A. Required packages

library(dplyr)
library(tidyr)
library(caret)
library(ggplot2)
library(ggpubr)

#The ranger random forest package was executed through caret.
#Table 1 was created using knitr::kable

B. Getting and cleaning data

1. Data source

urlTrain <- "https://...DELETED.../pml-training.csv"
urlTest <- "https://...DELETED.../pml-testing.csv"
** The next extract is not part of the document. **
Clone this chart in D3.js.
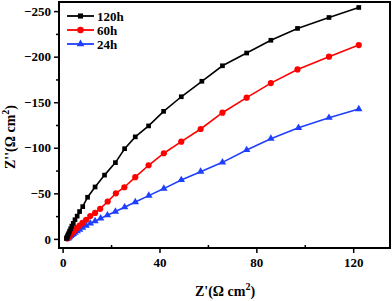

2. Load and clean training data

C. Training and prediction

1. Partition train to train and test sets

  • train will be used for training
  • test will be further partitioned to create testing and validation sets (not shown)
{set.seed(1439)
trainlist <- createDataPartition(y = column, p = prob, list = T/F)
}

#train <- training set
#test <- test set

2. Normalise dataframes

3. General training

  • The following script was modified to complete the analysis.
#var are the variables to be included in the model

trained_df <- train(y = yvar, x = xvars, method = "MethodToUse")

4. General prediction and confusion matrix

#predict "classe" based on chosen training parameters, using a test or validation set
predT <- predict(model, data)

#confusion matrix to estimate out of sample errors
cm <- confusionMatrix(prediction, observation)

D. Final application

  • The final, validated model was used to classify 20 observations.